**WHAT THE TASK ASKS**: Work out how many lines in the listing below include the word "Write". Give nothing but the number.

**SUPPLIED MATERIAL**:
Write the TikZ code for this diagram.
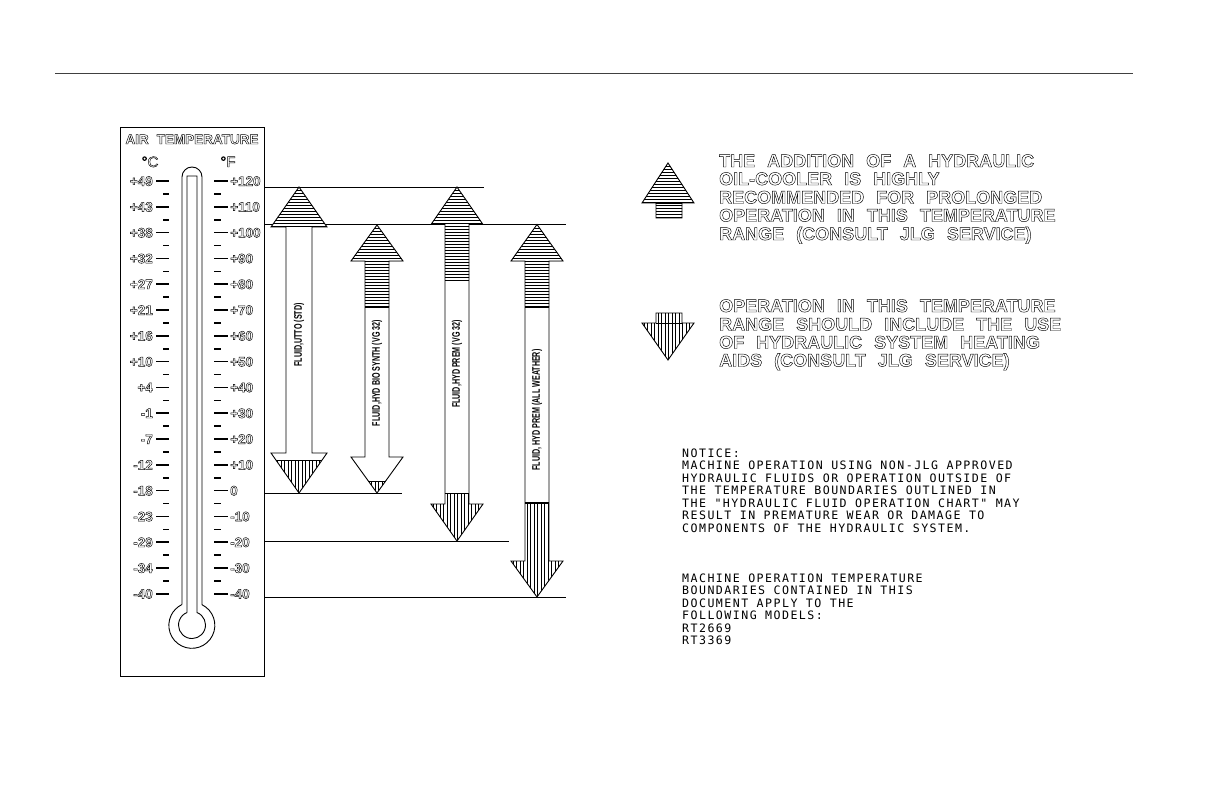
--
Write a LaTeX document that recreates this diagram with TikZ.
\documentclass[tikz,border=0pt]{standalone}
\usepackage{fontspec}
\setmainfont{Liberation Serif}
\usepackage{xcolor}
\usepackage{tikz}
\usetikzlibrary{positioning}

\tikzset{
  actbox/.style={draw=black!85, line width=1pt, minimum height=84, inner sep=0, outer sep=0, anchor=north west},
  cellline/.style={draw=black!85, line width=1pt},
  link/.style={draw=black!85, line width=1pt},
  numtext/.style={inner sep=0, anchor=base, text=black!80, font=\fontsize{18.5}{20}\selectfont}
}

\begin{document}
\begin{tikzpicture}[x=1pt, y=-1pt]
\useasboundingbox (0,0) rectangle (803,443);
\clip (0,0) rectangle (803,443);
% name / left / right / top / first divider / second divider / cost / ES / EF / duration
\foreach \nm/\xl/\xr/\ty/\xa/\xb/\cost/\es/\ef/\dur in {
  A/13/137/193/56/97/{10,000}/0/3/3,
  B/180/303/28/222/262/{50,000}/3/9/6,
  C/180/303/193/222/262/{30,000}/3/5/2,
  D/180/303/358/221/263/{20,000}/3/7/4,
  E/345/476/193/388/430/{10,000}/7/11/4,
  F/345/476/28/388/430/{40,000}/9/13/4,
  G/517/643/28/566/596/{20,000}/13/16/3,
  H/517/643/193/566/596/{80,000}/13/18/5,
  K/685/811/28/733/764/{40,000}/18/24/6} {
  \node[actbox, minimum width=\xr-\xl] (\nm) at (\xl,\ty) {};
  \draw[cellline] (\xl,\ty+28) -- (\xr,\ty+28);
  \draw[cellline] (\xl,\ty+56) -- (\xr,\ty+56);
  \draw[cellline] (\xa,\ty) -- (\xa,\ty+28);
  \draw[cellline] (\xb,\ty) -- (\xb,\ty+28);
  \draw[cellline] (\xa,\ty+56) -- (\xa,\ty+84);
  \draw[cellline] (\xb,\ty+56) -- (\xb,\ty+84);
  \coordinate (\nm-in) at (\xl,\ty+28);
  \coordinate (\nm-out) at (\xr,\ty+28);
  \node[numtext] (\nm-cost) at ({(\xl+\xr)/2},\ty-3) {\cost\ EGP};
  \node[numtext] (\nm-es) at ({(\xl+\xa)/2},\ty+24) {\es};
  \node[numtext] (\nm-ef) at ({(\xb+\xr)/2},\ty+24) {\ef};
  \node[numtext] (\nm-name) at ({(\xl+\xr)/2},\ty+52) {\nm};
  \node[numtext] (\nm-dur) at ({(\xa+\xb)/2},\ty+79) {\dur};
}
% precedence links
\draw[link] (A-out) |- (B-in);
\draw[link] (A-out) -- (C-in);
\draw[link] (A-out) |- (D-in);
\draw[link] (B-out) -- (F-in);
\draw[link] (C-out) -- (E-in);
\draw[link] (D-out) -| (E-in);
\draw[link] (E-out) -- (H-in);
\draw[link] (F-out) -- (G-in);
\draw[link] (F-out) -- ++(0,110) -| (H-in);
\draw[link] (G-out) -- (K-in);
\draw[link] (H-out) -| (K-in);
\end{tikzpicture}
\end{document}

**TASK OUTPUT**: 2